Hi
I am trying to understand SNP calling in Illumina pair-end sequencing. I am having 30 genotypes od a species. After mapping individually all genotypes to reference with BWA and processing through samtools, After that we a bam file for each genotype.
Now I am not understanding mpileup step to call SNP for each genotype.
For given gene we can I have two alleles, so they may have some nucleotide difference within genotypes than How we can call them as SNP when comparing with reference. see position 7
1 2 3 4 5 6 7 8 9
Refere: A T A T A T G C G
for 1 : A T A T A T A C G
for 2 : A T A T A T A C G
for 3 : A T A T A T A C G
rev 4 : A T A T A T G C G
for pair-end sequencing for can be forward read and rev can be reverse read from opposite strand. I am confused.
Thanks for reply.

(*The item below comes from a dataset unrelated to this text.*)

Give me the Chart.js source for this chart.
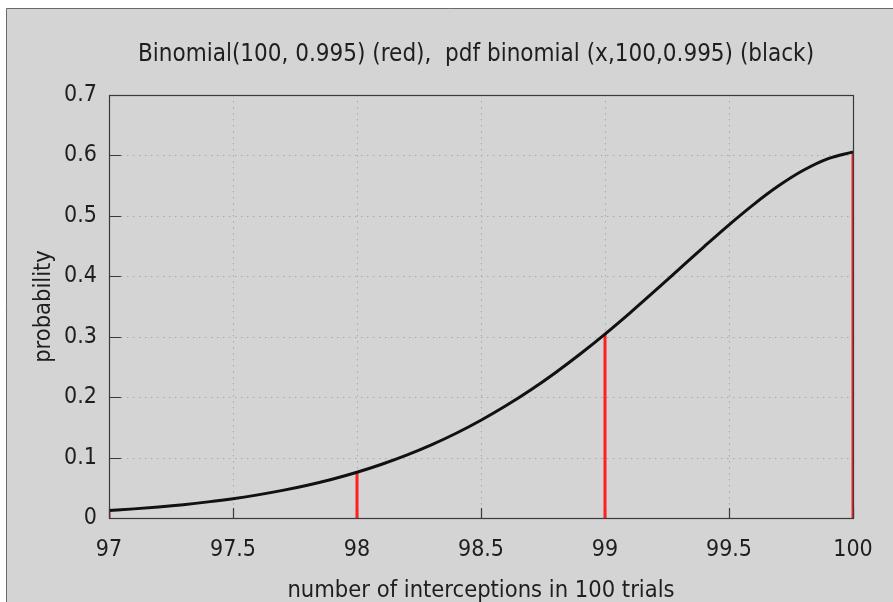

How genome sequence is assembled, if sometimes coding sequence present is opposite strand?
Like In Radish, there is 9 chromosome pair total 18 chromosomes. But in the genome sequence, only 9 chromosome sequence is considered as whole genome sequence.
I am taking those 9 chromosome sequences as the reference for SNP detection.
Typically, if there are multiple copies of chromosomes, people only consider one of them, and consider SNPs with respect to the canonical copy.